INSTRUCTIONS FOR THE TASK: Without the pictures, return each record as it appears.

(Entries with chart source code)
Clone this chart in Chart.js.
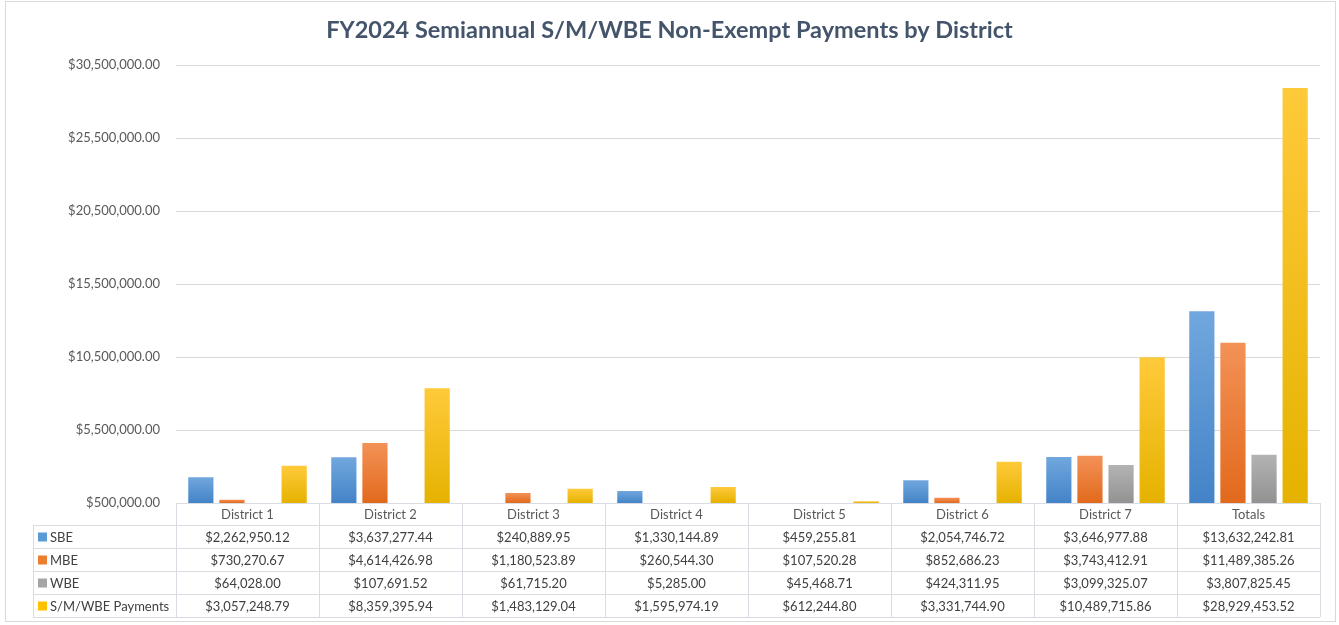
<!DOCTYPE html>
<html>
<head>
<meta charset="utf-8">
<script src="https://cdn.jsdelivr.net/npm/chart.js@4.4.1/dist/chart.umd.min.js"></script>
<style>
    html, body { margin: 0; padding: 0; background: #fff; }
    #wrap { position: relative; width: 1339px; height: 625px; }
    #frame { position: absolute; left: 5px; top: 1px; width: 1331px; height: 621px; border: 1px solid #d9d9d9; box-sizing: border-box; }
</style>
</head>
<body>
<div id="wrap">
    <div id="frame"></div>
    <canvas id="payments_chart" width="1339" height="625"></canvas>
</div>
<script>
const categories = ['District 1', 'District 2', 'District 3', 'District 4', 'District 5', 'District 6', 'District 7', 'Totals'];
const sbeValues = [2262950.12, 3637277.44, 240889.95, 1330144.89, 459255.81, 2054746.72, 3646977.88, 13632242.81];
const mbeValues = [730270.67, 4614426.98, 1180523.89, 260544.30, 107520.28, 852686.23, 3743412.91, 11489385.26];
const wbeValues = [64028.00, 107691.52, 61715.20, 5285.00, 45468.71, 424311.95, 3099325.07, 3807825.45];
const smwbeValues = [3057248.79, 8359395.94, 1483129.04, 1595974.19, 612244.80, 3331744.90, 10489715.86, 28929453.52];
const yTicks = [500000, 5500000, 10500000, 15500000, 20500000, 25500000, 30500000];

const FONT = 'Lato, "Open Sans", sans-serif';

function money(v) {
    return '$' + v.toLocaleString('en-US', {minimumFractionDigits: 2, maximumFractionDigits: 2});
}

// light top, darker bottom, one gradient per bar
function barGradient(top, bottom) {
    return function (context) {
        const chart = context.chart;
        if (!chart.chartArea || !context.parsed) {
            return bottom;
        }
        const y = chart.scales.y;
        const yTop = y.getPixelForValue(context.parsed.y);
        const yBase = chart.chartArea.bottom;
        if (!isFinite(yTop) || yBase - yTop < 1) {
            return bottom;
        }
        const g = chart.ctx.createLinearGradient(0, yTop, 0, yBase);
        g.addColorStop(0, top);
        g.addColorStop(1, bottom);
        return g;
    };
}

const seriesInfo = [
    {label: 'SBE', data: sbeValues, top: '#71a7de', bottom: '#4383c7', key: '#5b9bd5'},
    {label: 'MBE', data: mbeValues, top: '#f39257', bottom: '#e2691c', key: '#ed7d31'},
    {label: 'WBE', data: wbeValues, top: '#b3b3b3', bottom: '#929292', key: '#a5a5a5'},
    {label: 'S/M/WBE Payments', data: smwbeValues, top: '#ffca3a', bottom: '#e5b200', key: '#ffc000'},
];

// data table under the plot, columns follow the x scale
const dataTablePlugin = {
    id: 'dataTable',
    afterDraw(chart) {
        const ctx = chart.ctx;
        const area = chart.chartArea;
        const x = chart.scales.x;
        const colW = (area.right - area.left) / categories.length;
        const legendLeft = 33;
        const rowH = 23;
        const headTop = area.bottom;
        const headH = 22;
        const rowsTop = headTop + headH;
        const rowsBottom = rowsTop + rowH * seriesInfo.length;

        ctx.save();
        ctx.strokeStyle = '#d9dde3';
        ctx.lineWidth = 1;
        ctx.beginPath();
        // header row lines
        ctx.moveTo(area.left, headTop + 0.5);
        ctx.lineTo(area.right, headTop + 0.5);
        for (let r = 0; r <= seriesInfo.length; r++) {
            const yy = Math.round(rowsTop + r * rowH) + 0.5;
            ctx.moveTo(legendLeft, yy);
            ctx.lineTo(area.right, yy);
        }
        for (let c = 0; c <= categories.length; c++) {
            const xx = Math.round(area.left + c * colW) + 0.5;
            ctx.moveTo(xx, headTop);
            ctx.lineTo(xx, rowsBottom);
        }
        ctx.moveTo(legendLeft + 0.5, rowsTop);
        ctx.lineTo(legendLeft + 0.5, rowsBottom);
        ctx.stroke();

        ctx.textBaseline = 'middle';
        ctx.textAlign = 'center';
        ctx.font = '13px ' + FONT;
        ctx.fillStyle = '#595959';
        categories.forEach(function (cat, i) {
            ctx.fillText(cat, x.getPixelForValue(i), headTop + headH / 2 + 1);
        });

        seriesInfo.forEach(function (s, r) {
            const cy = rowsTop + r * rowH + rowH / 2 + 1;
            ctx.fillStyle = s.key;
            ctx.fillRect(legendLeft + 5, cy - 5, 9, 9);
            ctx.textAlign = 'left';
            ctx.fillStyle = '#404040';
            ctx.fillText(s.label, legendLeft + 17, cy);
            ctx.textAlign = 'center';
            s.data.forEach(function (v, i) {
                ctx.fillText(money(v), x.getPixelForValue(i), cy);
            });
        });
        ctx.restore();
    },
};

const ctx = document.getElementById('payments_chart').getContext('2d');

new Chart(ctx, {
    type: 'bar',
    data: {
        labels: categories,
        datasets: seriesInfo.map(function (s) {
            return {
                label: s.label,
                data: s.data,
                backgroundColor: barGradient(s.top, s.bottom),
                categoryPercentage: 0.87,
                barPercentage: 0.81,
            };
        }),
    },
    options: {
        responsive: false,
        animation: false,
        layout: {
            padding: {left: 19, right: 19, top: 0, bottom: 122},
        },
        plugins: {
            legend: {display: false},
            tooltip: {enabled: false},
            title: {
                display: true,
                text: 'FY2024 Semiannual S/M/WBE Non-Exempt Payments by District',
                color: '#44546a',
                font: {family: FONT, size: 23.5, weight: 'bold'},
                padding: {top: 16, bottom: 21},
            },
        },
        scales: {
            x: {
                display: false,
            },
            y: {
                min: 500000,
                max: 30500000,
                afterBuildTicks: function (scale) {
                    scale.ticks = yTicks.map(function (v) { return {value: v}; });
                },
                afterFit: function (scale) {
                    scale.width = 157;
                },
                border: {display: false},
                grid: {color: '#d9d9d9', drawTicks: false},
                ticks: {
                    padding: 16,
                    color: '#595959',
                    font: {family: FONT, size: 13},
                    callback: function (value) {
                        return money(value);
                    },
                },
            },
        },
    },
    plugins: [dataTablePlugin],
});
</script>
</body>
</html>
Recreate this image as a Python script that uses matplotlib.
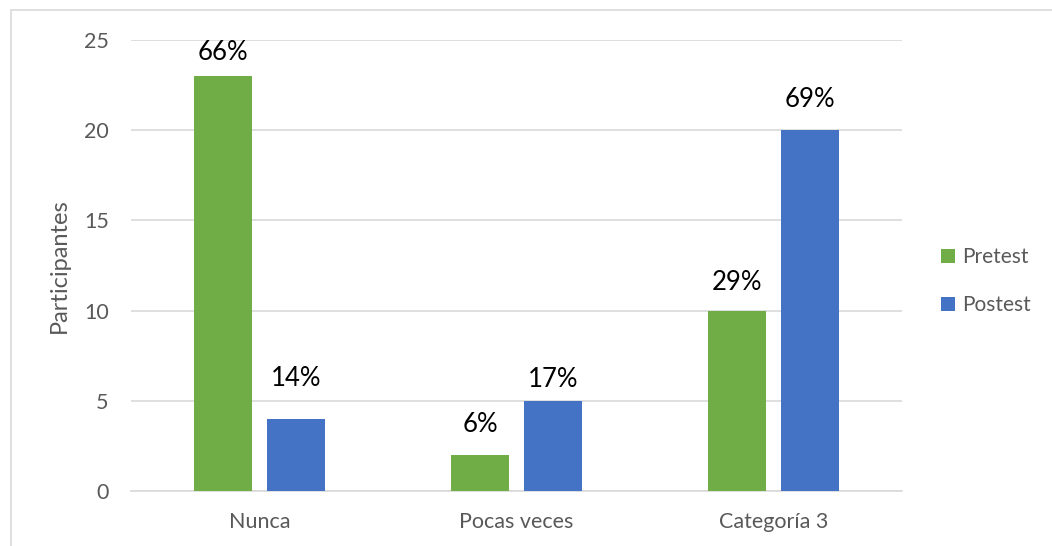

OUTPUT OF THE TASK:
Clone this chart in Chart.js.
<!DOCTYPE html>
<html>
<head>
<meta charset="utf-8">
<script src="https://cdn.jsdelivr.net/npm/chart.js@4.4.1/dist/chart.umd.min.js"></script>
<style>
    html, body { margin: 0; padding: 0; background: #fff; }
    #wrap { position: relative; width: 1339px; height: 625px; }
    #frame { position: absolute; left: 5px; top: 1px; width: 1331px; height: 621px; border: 1px solid #d9d9d9; box-sizing: border-box; }
</style>
</head>
<body>
<div id="wrap">
    <div id="frame"></div>
    <canvas id="payments_chart" width="1339" height="625"></canvas>
</div>
<script>
const categories = ['District 1', 'District 2', 'District 3', 'District 4', 'District 5', 'District 6', 'District 7', 'Totals'];
const sbeValues = [2262950.12, 3637277.44, 240889.95, 1330144.89, 459255.81, 2054746.72, 3646977.88, 13632242.81];
const mbeValues = [730270.67, 4614426.98, 1180523.89, 260544.30, 107520.28, 852686.23, 3743412.91, 11489385.26];
const wbeValues = [64028.00, 107691.52, 61715.20, 5285.00, 45468.71, 424311.95, 3099325.07, 3807825.45];
const smwbeValues = [3057248.79, 8359395.94, 1483129.04, 1595974.19, 612244.80, 3331744.90, 10489715.86, 28929453.52];
const yTicks = [500000, 5500000, 10500000, 15500000, 20500000, 25500000, 30500000];

const FONT = 'Lato, "Open Sans", sans-serif';

function money(v) {
    return '$' + v.toLocaleString('en-US', {minimumFractionDigits: 2, maximumFractionDigits: 2});
}

// light top, darker bottom, one gradient per bar
function barGradient(top, bottom) {
    return function (context) {
        const chart = context.chart;
        if (!chart.chartArea || !context.parsed) {
            return bottom;
        }
        const y = chart.scales.y;
        const yTop = y.getPixelForValue(context.parsed.y);
        const yBase = chart.chartArea.bottom;
        if (!isFinite(yTop) || yBase - yTop < 1) {
            return bottom;
        }
        const g = chart.ctx.createLinearGradient(0, yTop, 0, yBase);
        g.addColorStop(0, top);
        g.addColorStop(1, bottom);
        return g;
    };
}

const seriesInfo = [
    {label: 'SBE', data: sbeValues, top: '#71a7de', bottom: '#4383c7', key: '#5b9bd5'},
    {label: 'MBE', data: mbeValues, top: '#f39257', bottom: '#e2691c', key: '#ed7d31'},
    {label: 'WBE', data: wbeValues, top: '#b3b3b3', bottom: '#929292', key: '#a5a5a5'},
    {label: 'S/M/WBE Payments', data: smwbeValues, top: '#ffca3a', bottom: '#e5b200', key: '#ffc000'},
];

// data table under the plot, columns follow the x scale
const dataTablePlugin = {
    id: 'dataTable',
    afterDraw(chart) {
        const ctx = chart.ctx;
        const area = chart.chartArea;
        const x = chart.scales.x;
        const colW = (area.right - area.left) / categories.length;
        const legendLeft = 33;
        const rowH = 23;
        const headTop = area.bottom;
        const headH = 22;
        const rowsTop = headTop + headH;
        const rowsBottom = rowsTop + rowH * seriesInfo.length;

        ctx.save();
        ctx.strokeStyle = '#d9dde3';
        ctx.lineWidth = 1;
        ctx.beginPath();
        // header row lines
        ctx.moveTo(area.left, headTop + 0.5);
        ctx.lineTo(area.right, headTop + 0.5);
        for (let r = 0; r <= seriesInfo.length; r++) {
            const yy = Math.round(rowsTop + r * rowH) + 0.5;
            ctx.moveTo(legendLeft, yy);
            ctx.lineTo(area.right, yy);
        }
        for (let c = 0; c <= categories.length; c++) {
            const xx = Math.round(area.left + c * colW) + 0.5;
            ctx.moveTo(xx, headTop);
            ctx.lineTo(xx, rowsBottom);
        }
        ctx.moveTo(legendLeft + 0.5, rowsTop);
        ctx.lineTo(legendLeft + 0.5, rowsBottom);
        ctx.stroke();

        ctx.textBaseline = 'middle';
        ctx.textAlign = 'center';
        ctx.font = '13px ' + FONT;
        ctx.fillStyle = '#595959';
        categories.forEach(function (cat, i) {
            ctx.fillText(cat, x.getPixelForValue(i), headTop + headH / 2 + 1);
        });

        seriesInfo.forEach(function (s, r) {
            const cy = rowsTop + r * rowH + rowH / 2 + 1;
            ctx.fillStyle = s.key;
            ctx.fillRect(legendLeft + 5, cy - 5, 9, 9);
            ctx.textAlign = 'left';
            ctx.fillStyle = '#404040';
            ctx.fillText(s.label, legendLeft + 17, cy);
            ctx.textAlign = 'center';
            s.data.forEach(function (v, i) {
                ctx.fillText(money(v), x.getPixelForValue(i), cy);
            });
        });
        ctx.restore();
    },
};

const ctx = document.getElementById('payments_chart').getContext('2d');

new Chart(ctx, {
    type: 'bar',
    data: {
        labels: categories,
        datasets: seriesInfo.map(function (s) {
            return {
                label: s.label,
                data: s.data,
                backgroundColor: barGradient(s.top, s.bottom),
                categoryPercentage: 0.87,
                barPercentage: 0.81,
            };
        }),
    },
    options: {
        responsive: false,
        animation: false,
        layout: {
            padding: {left: 19, right: 19, top: 0, bottom: 122},
        },
        plugins: {
            legend: {display: false},
            tooltip: {enabled: false},
            title: {
                display: true,
                text: 'FY2024 Semiannual S/M/WBE Non-Exempt Payments by District',
                color: '#44546a',
                font: {family: FONT, size: 23.5, weight: 'bold'},
                padding: {top: 16, bottom: 21},
            },
        },
        scales: {
            x: {
                display: false,
            },
            y: {
                min: 500000,
                max: 30500000,
                afterBuildTicks: function (scale) {
                    scale.ticks = yTicks.map(function (v) { return {value: v}; });
                },
                afterFit: function (scale) {
                    scale.width = 157;
                },
                border: {display: false},
                grid: {color: '#d9d9d9', drawTicks: false},
                ticks: {
                    padding: 16,
                    color: '#595959',
                    font: {family: FONT, size: 13},
                    callback: function (value) {
                        return money(value);
                    },
                },
            },
        },
    },
    plugins: [dataTablePlugin],
});
</script>
</body>
</html>
Recreate this image as a Python script that uses matplotlib.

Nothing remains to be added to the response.